In the context of the energy transition, rapid development of the geothermal sector in the Netherlands has to take place. The first steps have been taken by establishing the Green Deal UDG between multiple industrial consortia, which agree to share knowledge on the research and use of ultra-deep geothermal energy . The Dinantian carbonates are of interest for the deep geothermal wells, because of their high geothermal potential. This research project provides a case study of the Californië geothermal doublets in Limburg (NL), which are currently the only geothermal wells in the Netherlands producing from the Dinantian carbonates. However, the static and dynamic model prove that the Devonian Bosscheveld formation and Condroz group are also part of the reservoir formation.

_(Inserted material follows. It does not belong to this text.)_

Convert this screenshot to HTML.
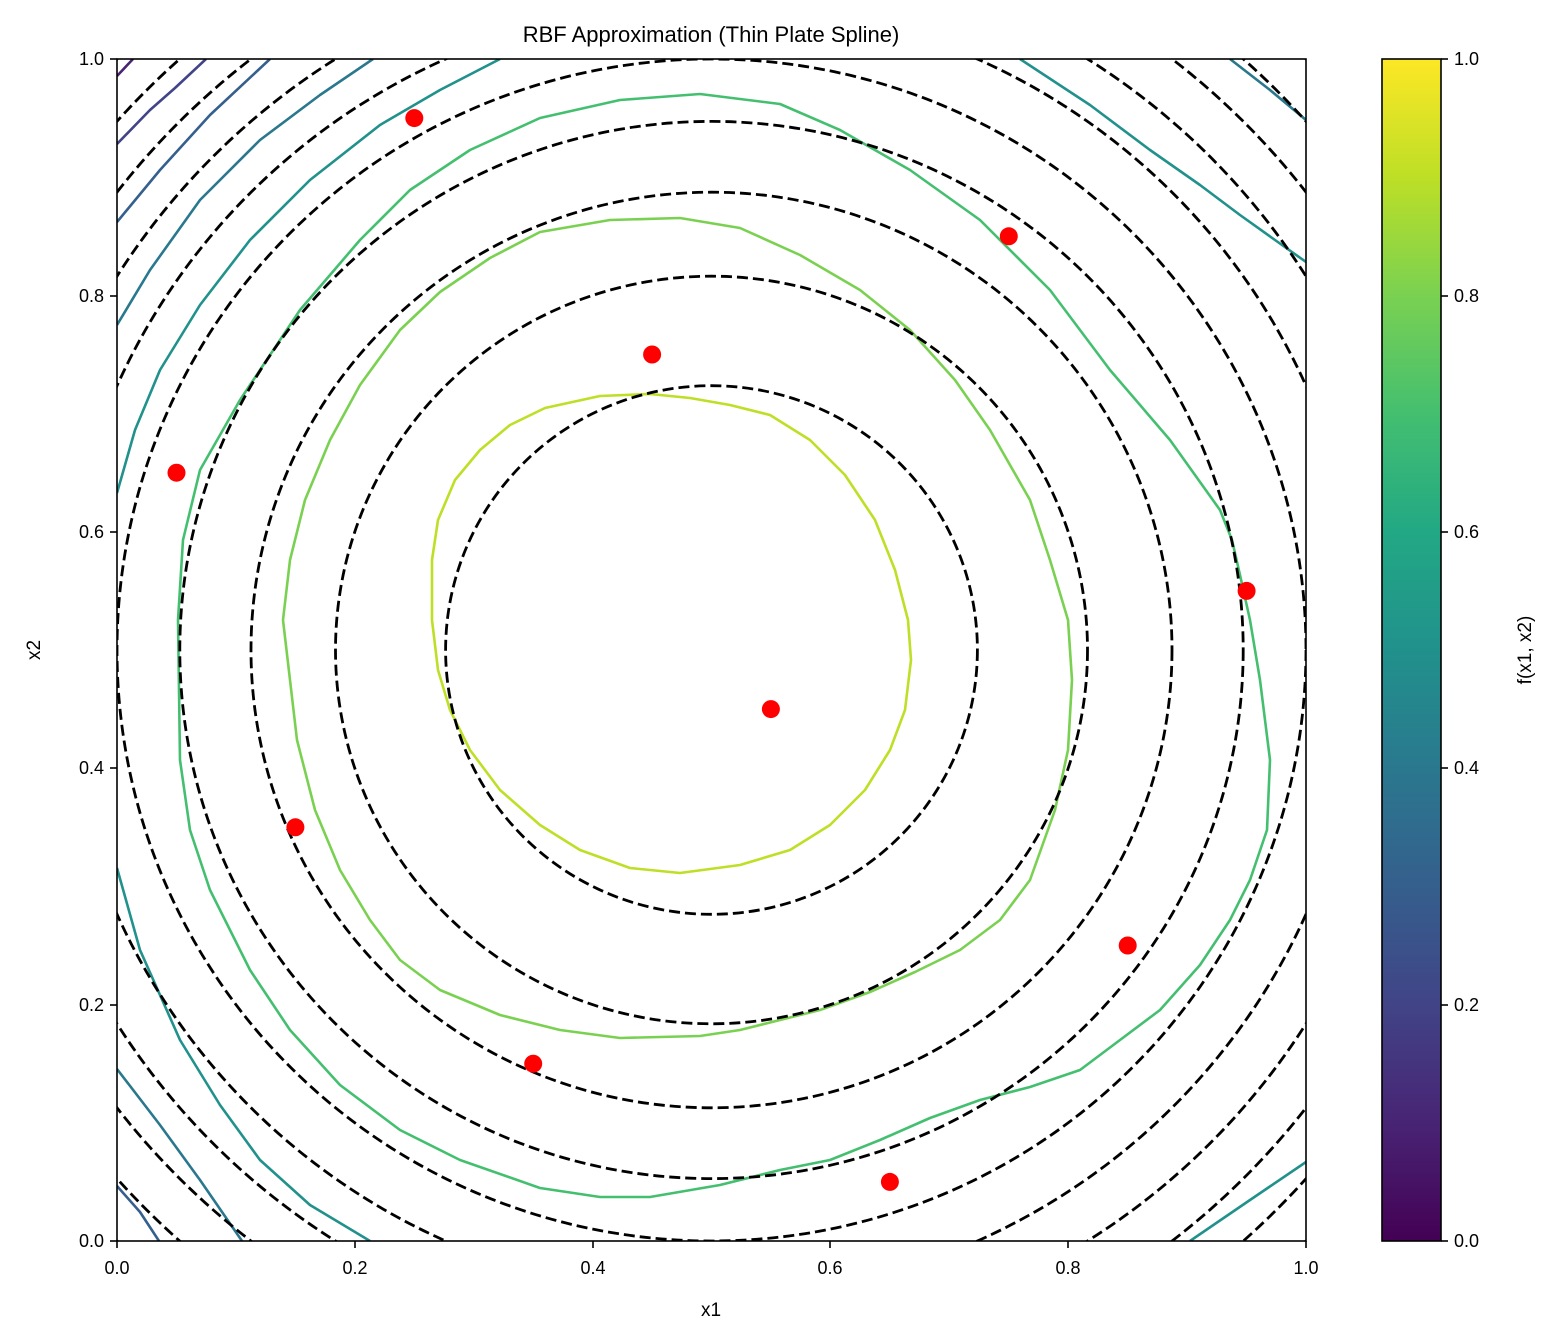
<!DOCTYPE html>
<html><head><meta charset="utf-8"><style>
html,body{margin:0;padding:0;background:#fff;overflow:hidden;width:1557px;height:1342px;}
svg{display:block;overflow:hidden;}
svg text{font-family:"Liberation Sans","DejaVu Sans",sans-serif;fill:#000;}
</style></head><body>
<svg width="1557" height="1342" viewBox="0 0 1557 1342" xmlns="http://www.w3.org/2000/svg" overflow="hidden">
<defs>
<clipPath id="pc"><rect x="117" y="59" width="1189" height="1182"/></clipPath>
<linearGradient id="vir" x1="0" y1="1" x2="0" y2="0">
<stop offset="0" stop-color="#440154"/><stop offset="0.1" stop-color="#482475"/><stop offset="0.2" stop-color="#414487"/><stop offset="0.3" stop-color="#355f8d"/><stop offset="0.4" stop-color="#2a788e"/><stop offset="0.5" stop-color="#21918c"/><stop offset="0.6" stop-color="#22a884"/><stop offset="0.7" stop-color="#44bf70"/><stop offset="0.8" stop-color="#7ad151"/><stop offset="0.9" stop-color="#bddf26"/><stop offset="1" stop-color="#fde725"/>
</linearGradient>
</defs>
<text x="711" y="42" font-size="22" text-anchor="middle">RBF Approximation (Thin Plate Spline)</text>
<g clip-path="url(#pc)" fill="none" stroke-width="2.6" stroke-linejoin="round">
<polyline stroke="#482475" points="117,76 133,59"/>
<polyline stroke="#414487" points="117,144 150,110 175,88 206,59"/>
<polyline stroke="#355f8d" points="117,222 160,170 210,115 270,59"/>
<polyline stroke="#355f8d" points="117,1186 140,1212 159,1241"/>
<polyline stroke="#2a788e" points="117,325 150,270 200,200 260,140 320,95 373,59"/>
<polyline stroke="#2a788e" points="117,1069 160,1125 200,1180 242,1241"/>
<polyline stroke="#2a788e" points="1230,59 1270,90 1306,120"/>
<polyline stroke="#21918c" points="117,493 135,430 160,370 200,305 250,240 310,180 380,125 440,90 500,59"/>
<polyline stroke="#21918c" points="117,868 140,950 180,1040 220,1105 260,1160 310,1205 370,1241"/>
<polyline stroke="#21918c" points="1020,59 1090,105 1150,150 1200,185 1240,215 1275,240 1306,262"/>
<polyline stroke="#21918c" points="1190,1241 1250,1200 1306,1162"/>
<polygon stroke="#44bf70" points="178,620 183,540 200,470 240,400 300,310 360,240 410,190 470,150 540,118 620,100 700,94 780,104 840,130 910,170 980,220 1050,290 1110,370 1170,440 1220,510 1232,540 1240,575 1250,620 1260,680 1270,760 1267,830 1250,880 1230,920 1200,965 1160,1010 1120,1040 1080,1070 1030,1087 980,1100 930,1118 880,1140 830,1160 780,1170 720,1185 650,1197 600,1197 540,1188 460,1160 400,1130 340,1085 290,1030 250,970 210,890 190,830 180,760"/>
<polygon stroke="#7ad151" points="283,620 290,560 305,500 330,440 360,385 400,330 440,292 490,258 540,232 610,220 680,218 740,228 800,255 860,290 910,330 955,380 990,430 1030,500 1050,560 1068,620 1072,680 1068,750 1055,810 1030,880 1000,920 960,950 915,972 870,992 820,1010 780,1020 740,1030 700,1036 620,1038 560,1030 500,1015 440,990 400,960 370,920 340,870 315,810 297,740"/>
<polygon stroke="#bddf26" points="432,560 438,520 455,480 480,450 510,425 545,408 600,396 650,394 690,398 730,405 770,415 810,440 845,475 875,520 895,570 908,620 911,660 905,710 890,750 865,790 830,825 790,850 740,865 680,873 630,868 580,850 540,825 500,790 470,750 450,710 438,670 432,620"/>
<g stroke="#000" stroke-dasharray="11 5" stroke-width="2.8">
<ellipse cx="711.5" cy="650" rx="265.9" ry="264.3"/>
<ellipse cx="711.5" cy="650" rx="376.0" ry="373.8"/>
<ellipse cx="711.5" cy="650" rx="460.5" ry="457.8"/>
<ellipse cx="711.5" cy="650" rx="531.7" ry="528.6"/>
<ellipse cx="711.5" cy="650" rx="594.5" ry="591.0"/>
<ellipse cx="711.5" cy="650" rx="651.2" ry="647.4"/>
<ellipse cx="711.5" cy="650" rx="703.4" ry="699.3"/>
<ellipse cx="711.5" cy="650" rx="752.0" ry="747.6"/>
<ellipse cx="711.5" cy="650" rx="797.6" ry="793.0"/>
<ellipse cx="711.5" cy="650" rx="840.7" ry="835.8"/>
</g>
</g>
<g fill="#ff0000">
<circle cx="176.5" cy="472.7" r="9"/><circle cx="295.4" cy="827.3" r="9"/><circle cx="414.3" cy="118.1" r="9"/><circle cx="533.2" cy="1063.7" r="9"/><circle cx="652.1" cy="354.5" r="9"/><circle cx="770.9" cy="709.1" r="9"/><circle cx="889.9" cy="1181.9" r="9"/><circle cx="1008.8" cy="236.3" r="9"/><circle cx="1127.7" cy="945.5" r="9"/><circle cx="1246.6" cy="590.9" r="9"/>
</g>
<rect x="117" y="59" width="1189" height="1182" fill="none" stroke="#000" stroke-width="1.6"/>
<g stroke="#000" stroke-width="1.6">
<line x1="117" y1="1241" x2="117" y2="1248"/><line x1="355" y1="1241" x2="355" y2="1248"/><line x1="593" y1="1241" x2="593" y2="1248"/><line x1="830" y1="1241" x2="830" y2="1248"/><line x1="1068" y1="1241" x2="1068" y2="1248"/><line x1="1306" y1="1241" x2="1306" y2="1248"/>
<line x1="110" y1="1241" x2="117" y2="1241"/><line x1="110" y1="1005" x2="117" y2="1005"/><line x1="110" y1="768" x2="117" y2="768"/><line x1="110" y1="532" x2="117" y2="532"/><line x1="110" y1="296" x2="117" y2="296"/><line x1="110" y1="59" x2="117" y2="59"/>
<line x1="1441" y1="1241" x2="1448" y2="1241"/><line x1="1441" y1="1005" x2="1448" y2="1005"/><line x1="1441" y1="768" x2="1448" y2="768"/><line x1="1441" y1="532" x2="1448" y2="532"/><line x1="1441" y1="296" x2="1448" y2="296"/><line x1="1441" y1="59" x2="1448" y2="59"/>
</g>
<g font-size="18" text-anchor="middle">
<text x="117" y="1274">0.0</text><text x="355" y="1274">0.2</text><text x="593" y="1274">0.4</text><text x="830" y="1274">0.6</text><text x="1068" y="1274">0.8</text><text x="1306" y="1274">1.0</text>
<text x="711" y="1316" font-size="19">x1</text>
</g>
<g font-size="18" text-anchor="end">
<text x="104" y="1247">0.0</text><text x="104" y="1011">0.2</text><text x="104" y="774">0.4</text><text x="104" y="538">0.6</text><text x="104" y="302">0.8</text><text x="104" y="65">1.0</text>
</g>
<text transform="translate(40,650) rotate(-90)" font-size="19" text-anchor="middle">x2</text>
<rect x="1382" y="59" width="59" height="1182" fill="url(#vir)" stroke="#000" stroke-width="1.6"/>
<g font-size="18">
<text x="1454" y="1247">0.0</text><text x="1454" y="1011">0.2</text><text x="1454" y="774">0.4</text><text x="1454" y="538">0.6</text><text x="1454" y="302">0.8</text><text x="1454" y="65">1.0</text>
</g>
<text transform="translate(1531,650) rotate(-90)" font-size="19" text-anchor="middle">f(x1, x2)</text>
</svg>
</body></html>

Due to the tight matrix of the reservoir rocks, the permeability is believed to be fracture and karst (meteoric and hydrothermal) driven. The goal of this Thesis is to create a static and dynamic model of the reservoir that confirms the current production data (history match) and that explores the development of the geothermal potential of the reservoir in space and time. The static and dynamic reservoir model are based on a limited amount of well and seismic data, which forms the main challenge in this project. A framework of assumptions has been created to construct the model and a scenario-based approach has been applied to construct a best case scenario that matches the production data. A key element in the static reservoir model is the Tegelen fault. To estimate the impact of the Tegelen fault on the permeability distribution in the reservoir, a fieldwork in an analogue carbonate quarry has been executed. The results are applied in the static model. The dynamic results in this study show that the permeability configuration applied in the best case scenario results in BHP, flow rate and temperature values that are of the correct order of magnitude and within an acceptable error margin of the production data. Multiple sensitivities have been simulated to determine the range of parameters that may cause an inaccuracy in the results. Additional data acquisition is necessary to validate and optimize the static model, which will result in a dynamic model with an improved history match and a larger predictive power for future production and reservoir management.